RECORD EXCERPTS –
◆ ◆ ◆ ◆

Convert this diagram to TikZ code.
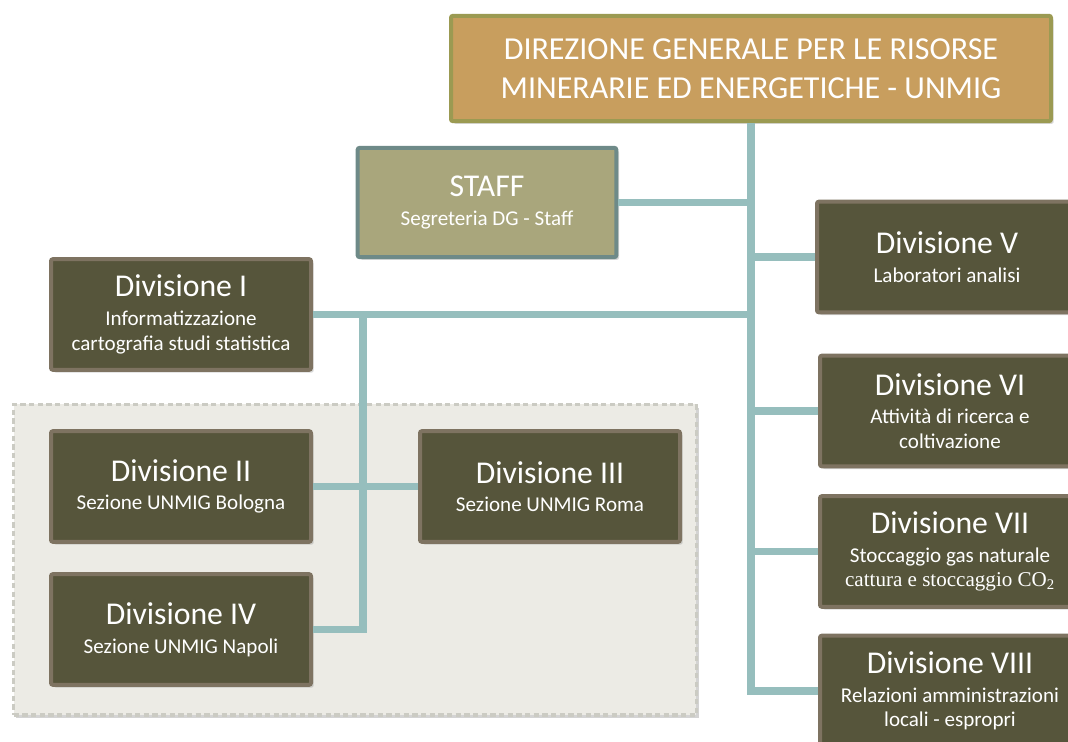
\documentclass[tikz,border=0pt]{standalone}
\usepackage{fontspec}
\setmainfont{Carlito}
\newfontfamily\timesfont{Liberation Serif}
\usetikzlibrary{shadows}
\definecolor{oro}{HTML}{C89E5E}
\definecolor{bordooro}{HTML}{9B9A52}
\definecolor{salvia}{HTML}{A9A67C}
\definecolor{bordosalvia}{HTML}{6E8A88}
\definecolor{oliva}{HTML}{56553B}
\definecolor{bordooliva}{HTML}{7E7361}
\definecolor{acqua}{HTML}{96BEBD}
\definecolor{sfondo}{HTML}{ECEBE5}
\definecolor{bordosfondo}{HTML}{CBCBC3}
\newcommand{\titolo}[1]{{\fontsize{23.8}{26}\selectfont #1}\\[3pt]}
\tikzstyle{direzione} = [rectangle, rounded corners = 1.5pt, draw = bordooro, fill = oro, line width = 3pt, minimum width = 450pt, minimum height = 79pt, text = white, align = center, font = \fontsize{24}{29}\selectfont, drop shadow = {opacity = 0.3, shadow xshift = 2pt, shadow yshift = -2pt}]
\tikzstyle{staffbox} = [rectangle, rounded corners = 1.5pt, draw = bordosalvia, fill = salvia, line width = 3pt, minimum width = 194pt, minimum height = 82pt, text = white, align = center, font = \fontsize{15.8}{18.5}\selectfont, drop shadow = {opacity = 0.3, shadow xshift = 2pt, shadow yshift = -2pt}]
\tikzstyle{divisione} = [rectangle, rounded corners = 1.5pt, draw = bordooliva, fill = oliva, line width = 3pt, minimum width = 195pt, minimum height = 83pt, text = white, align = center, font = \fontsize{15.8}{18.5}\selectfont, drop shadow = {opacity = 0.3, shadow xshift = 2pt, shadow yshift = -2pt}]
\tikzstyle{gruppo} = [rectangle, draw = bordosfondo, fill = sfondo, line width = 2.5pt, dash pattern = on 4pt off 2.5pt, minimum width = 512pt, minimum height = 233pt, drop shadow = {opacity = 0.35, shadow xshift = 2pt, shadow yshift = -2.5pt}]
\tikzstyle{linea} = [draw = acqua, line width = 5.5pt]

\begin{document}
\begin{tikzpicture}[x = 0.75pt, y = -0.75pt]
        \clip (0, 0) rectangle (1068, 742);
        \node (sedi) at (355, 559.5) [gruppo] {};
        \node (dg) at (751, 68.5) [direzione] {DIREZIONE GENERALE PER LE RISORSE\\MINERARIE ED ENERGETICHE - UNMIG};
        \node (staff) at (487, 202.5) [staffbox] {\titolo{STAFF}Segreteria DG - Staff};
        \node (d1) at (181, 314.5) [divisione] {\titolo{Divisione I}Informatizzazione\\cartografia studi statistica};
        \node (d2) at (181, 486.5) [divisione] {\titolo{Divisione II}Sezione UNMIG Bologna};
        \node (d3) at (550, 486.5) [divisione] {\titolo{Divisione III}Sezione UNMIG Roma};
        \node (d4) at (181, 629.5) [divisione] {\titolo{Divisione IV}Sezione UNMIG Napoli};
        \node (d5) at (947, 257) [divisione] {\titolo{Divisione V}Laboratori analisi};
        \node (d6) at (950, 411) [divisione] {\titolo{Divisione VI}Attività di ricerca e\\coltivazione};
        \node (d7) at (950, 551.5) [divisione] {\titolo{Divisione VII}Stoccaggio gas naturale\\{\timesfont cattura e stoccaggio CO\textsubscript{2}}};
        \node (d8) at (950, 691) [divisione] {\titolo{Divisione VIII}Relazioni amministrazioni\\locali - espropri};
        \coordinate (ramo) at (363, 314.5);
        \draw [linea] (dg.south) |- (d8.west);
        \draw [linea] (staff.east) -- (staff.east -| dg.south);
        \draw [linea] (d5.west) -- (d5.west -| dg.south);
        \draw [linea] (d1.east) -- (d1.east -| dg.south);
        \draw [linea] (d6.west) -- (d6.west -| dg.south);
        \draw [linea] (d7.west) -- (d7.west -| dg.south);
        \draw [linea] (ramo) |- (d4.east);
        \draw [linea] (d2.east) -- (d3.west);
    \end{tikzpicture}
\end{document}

◆ ◆ ◆ ◆

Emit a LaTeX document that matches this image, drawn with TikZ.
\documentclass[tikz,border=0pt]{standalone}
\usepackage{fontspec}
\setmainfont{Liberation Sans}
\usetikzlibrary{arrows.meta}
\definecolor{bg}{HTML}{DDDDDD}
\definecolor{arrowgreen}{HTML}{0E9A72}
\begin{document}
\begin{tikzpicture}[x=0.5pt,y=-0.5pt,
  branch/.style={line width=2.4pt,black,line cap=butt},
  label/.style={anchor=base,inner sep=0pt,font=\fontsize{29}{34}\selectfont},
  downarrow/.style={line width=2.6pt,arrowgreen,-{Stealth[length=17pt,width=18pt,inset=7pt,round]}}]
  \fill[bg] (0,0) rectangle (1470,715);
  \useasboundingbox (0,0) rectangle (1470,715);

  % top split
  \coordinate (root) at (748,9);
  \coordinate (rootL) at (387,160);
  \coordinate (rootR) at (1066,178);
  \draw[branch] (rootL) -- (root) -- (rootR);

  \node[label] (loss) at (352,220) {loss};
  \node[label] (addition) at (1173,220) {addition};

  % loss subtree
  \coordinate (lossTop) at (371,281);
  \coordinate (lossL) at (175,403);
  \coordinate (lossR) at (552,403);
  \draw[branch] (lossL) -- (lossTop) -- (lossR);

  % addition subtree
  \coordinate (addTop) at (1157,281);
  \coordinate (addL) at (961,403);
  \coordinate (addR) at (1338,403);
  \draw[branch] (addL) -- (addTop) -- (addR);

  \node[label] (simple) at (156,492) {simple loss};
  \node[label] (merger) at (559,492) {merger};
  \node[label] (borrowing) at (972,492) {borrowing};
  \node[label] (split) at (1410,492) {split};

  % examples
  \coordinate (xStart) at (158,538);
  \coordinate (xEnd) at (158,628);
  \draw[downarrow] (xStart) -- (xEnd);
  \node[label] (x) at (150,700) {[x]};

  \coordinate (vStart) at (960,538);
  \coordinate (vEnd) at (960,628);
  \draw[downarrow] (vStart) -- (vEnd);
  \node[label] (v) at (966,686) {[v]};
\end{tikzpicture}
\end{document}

◆ ◆ ◆ ◆

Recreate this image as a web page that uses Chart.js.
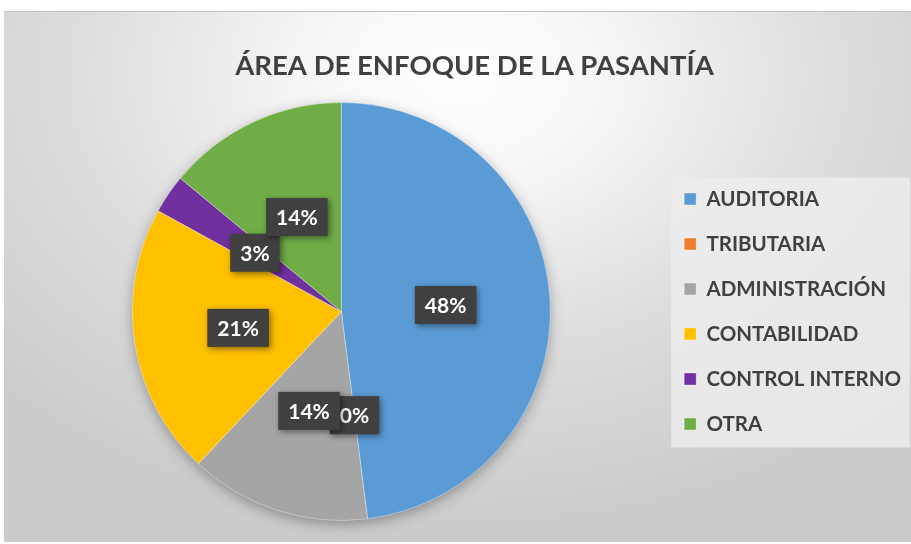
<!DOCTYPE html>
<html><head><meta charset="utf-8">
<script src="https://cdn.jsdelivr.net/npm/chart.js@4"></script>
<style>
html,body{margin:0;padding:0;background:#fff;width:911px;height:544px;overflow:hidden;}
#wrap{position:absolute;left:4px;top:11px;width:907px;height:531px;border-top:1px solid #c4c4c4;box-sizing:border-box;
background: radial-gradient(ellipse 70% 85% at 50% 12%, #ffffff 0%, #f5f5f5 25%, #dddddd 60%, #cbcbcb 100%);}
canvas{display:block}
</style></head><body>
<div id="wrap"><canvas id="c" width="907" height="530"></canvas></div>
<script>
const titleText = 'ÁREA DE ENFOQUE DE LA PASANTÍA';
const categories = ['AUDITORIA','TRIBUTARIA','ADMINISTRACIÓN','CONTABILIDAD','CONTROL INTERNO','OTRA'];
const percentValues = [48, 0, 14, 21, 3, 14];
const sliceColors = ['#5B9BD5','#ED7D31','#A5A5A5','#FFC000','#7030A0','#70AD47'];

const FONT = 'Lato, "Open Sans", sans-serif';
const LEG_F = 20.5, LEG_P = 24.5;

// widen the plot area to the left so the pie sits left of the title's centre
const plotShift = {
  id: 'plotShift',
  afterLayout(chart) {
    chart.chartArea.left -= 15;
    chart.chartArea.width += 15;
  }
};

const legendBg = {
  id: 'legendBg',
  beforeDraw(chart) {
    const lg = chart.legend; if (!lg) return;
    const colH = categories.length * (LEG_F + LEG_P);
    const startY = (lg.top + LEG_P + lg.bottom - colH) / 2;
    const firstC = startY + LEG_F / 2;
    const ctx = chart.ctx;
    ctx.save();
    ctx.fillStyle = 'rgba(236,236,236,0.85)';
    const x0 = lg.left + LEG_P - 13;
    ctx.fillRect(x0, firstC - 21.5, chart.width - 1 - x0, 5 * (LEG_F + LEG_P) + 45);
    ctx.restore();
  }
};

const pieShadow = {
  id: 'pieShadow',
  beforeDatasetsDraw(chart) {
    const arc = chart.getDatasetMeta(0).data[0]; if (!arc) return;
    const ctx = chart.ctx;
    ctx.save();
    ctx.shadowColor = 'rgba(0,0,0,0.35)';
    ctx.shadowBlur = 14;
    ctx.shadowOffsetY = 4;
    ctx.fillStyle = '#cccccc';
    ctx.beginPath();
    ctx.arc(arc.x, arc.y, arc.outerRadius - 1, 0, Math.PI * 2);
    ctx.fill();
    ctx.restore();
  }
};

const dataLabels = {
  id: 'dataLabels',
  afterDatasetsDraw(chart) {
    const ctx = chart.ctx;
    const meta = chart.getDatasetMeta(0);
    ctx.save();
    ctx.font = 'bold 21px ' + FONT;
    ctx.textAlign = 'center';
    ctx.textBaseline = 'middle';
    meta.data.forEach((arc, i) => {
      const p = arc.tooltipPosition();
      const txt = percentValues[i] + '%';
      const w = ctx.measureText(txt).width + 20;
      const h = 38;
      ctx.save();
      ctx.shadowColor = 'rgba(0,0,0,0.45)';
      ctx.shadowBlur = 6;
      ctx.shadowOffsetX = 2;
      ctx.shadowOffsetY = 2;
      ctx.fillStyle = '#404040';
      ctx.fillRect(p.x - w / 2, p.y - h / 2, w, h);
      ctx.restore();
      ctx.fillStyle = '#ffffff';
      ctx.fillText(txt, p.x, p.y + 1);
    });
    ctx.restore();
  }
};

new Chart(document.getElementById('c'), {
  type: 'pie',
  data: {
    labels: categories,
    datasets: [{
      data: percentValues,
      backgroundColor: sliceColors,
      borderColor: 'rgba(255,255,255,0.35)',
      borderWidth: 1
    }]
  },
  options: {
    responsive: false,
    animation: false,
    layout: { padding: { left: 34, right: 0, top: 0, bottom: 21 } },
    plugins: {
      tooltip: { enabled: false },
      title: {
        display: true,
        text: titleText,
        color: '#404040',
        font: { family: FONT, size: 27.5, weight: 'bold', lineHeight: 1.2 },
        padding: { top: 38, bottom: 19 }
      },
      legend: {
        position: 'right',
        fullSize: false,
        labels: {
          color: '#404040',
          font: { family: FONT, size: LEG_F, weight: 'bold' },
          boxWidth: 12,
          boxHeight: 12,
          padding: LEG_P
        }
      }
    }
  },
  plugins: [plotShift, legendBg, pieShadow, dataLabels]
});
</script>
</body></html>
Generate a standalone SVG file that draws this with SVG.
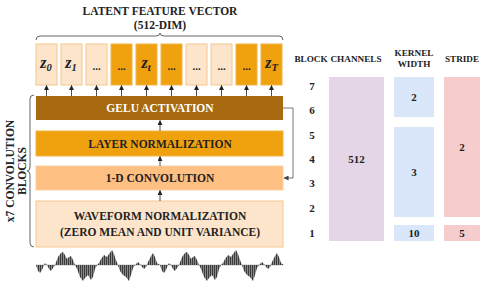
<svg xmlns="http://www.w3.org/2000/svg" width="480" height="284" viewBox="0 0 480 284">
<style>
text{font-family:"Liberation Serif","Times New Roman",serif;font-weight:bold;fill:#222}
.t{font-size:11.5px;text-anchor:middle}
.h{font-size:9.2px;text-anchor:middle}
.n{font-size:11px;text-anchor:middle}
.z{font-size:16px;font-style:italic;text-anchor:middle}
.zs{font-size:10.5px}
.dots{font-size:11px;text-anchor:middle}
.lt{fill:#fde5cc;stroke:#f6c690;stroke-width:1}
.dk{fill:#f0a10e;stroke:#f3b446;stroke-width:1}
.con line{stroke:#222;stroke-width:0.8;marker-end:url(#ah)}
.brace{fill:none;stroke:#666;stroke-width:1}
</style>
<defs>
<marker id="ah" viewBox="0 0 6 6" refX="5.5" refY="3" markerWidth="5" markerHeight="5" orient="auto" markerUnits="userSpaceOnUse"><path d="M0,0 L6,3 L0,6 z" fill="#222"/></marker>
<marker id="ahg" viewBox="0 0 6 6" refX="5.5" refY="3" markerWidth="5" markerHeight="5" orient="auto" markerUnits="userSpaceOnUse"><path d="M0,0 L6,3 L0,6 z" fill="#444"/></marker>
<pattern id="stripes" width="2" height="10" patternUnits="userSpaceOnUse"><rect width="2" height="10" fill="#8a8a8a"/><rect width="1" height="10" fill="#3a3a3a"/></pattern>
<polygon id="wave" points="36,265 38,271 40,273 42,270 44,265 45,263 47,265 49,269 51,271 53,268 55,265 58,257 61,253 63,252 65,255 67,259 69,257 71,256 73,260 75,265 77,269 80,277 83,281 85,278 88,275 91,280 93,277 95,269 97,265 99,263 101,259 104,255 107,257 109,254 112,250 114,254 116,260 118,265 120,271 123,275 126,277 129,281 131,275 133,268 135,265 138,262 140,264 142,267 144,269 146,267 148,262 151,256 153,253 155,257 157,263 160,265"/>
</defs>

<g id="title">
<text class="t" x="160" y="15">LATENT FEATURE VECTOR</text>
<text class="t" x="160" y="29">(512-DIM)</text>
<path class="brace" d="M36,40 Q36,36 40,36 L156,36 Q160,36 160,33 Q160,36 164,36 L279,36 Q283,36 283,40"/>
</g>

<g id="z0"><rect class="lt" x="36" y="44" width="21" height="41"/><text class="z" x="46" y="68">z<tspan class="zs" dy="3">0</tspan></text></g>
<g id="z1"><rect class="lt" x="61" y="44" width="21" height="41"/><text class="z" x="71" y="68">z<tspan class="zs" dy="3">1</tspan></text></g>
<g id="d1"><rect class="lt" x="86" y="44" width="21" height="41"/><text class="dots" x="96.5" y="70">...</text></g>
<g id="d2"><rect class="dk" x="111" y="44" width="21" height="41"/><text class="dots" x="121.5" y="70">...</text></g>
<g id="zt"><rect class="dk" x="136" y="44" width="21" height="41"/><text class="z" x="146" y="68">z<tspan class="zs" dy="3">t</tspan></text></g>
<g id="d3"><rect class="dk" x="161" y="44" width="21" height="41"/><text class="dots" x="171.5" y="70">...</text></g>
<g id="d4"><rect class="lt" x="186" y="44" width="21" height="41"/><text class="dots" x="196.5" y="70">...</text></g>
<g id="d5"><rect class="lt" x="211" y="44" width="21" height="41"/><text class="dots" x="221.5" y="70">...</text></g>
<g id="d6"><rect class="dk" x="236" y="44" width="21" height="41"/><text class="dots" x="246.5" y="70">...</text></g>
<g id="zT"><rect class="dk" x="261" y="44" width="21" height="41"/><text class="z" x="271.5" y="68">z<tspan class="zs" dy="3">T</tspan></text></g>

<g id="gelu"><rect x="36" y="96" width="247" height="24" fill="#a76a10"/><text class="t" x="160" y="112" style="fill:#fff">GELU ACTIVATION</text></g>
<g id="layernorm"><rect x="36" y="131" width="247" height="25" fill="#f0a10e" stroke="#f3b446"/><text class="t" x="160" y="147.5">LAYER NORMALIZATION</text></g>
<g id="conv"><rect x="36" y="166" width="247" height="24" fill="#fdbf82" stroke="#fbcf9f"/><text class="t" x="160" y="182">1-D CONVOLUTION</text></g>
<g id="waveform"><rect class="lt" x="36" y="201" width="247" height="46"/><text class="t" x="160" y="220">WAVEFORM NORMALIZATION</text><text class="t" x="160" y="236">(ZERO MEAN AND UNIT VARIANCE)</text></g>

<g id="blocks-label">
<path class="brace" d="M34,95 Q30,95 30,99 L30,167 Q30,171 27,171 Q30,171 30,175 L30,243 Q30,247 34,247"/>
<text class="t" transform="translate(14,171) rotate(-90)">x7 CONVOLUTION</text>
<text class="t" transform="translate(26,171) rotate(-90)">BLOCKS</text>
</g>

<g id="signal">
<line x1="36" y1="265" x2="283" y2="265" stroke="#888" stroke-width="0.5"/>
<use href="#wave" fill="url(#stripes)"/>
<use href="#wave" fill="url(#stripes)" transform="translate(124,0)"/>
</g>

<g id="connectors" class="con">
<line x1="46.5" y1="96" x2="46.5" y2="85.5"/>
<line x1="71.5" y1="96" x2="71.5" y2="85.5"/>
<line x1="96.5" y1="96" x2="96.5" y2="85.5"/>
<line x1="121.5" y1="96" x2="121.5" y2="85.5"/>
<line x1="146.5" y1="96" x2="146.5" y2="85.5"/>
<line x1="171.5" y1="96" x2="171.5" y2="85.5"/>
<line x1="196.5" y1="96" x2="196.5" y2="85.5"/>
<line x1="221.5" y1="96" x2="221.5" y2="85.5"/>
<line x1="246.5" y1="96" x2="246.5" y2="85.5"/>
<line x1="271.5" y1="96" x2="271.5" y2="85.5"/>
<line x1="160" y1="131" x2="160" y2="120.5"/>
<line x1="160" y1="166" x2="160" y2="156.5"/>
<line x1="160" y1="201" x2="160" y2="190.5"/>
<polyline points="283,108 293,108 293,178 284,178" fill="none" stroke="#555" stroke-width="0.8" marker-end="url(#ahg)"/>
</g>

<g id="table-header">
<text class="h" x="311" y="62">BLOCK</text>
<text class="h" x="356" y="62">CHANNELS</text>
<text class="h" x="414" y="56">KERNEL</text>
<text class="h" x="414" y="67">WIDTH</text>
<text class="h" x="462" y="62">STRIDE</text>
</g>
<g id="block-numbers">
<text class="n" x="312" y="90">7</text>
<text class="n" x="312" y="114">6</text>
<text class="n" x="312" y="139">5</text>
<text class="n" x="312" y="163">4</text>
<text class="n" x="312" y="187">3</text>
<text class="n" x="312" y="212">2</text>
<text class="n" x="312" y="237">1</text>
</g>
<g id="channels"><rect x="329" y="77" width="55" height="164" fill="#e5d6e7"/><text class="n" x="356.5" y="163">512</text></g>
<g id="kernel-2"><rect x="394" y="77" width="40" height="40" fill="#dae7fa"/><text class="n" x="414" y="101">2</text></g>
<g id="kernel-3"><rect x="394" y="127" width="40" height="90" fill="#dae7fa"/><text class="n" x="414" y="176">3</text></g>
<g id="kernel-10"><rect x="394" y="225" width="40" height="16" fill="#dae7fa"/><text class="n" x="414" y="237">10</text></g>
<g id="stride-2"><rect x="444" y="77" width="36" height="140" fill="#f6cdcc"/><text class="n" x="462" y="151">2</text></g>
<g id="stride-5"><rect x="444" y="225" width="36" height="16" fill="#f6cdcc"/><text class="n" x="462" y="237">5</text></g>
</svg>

◆ ◆ ◆ ◆

STATED GOAL –
From the line containing "Recreate this image" through the line containing "const LEG_F = 20.5, LEG_P = 24.5;", copy every line above exactly, without pictures.

CORRECT OUTPUT –
Recreate this image as a web page that uses Chart.js.
<!DOCTYPE html>
<html><head><meta charset="utf-8">
<script src="https://cdn.jsdelivr.net/npm/chart.js@4"></script>
<style>
html,body{margin:0;padding:0;background:#fff;width:911px;height:544px;overflow:hidden;}
#wrap{position:absolute;left:4px;top:11px;width:907px;height:531px;border-top:1px solid #c4c4c4;box-sizing:border-box;
background: radial-gradient(ellipse 70% 85% at 50% 12%, #ffffff 0%, #f5f5f5 25%, #dddddd 60%, #cbcbcb 100%);}
canvas{display:block}
</style></head><body>
<div id="wrap"><canvas id="c" width="907" height="530"></canvas></div>
<script>
const titleText = 'ÁREA DE ENFOQUE DE LA PASANTÍA';
const categories = ['AUDITORIA','TRIBUTARIA','ADMINISTRACIÓN','CONTABILIDAD','CONTROL INTERNO','OTRA'];
const percentValues = [48, 0, 14, 21, 3, 14];
const sliceColors = ['#5B9BD5','#ED7D31','#A5A5A5','#FFC000','#7030A0','#70AD47'];

const FONT = 'Lato, "Open Sans", sans-serif';
const LEG_F = 20.5, LEG_P = 24.5;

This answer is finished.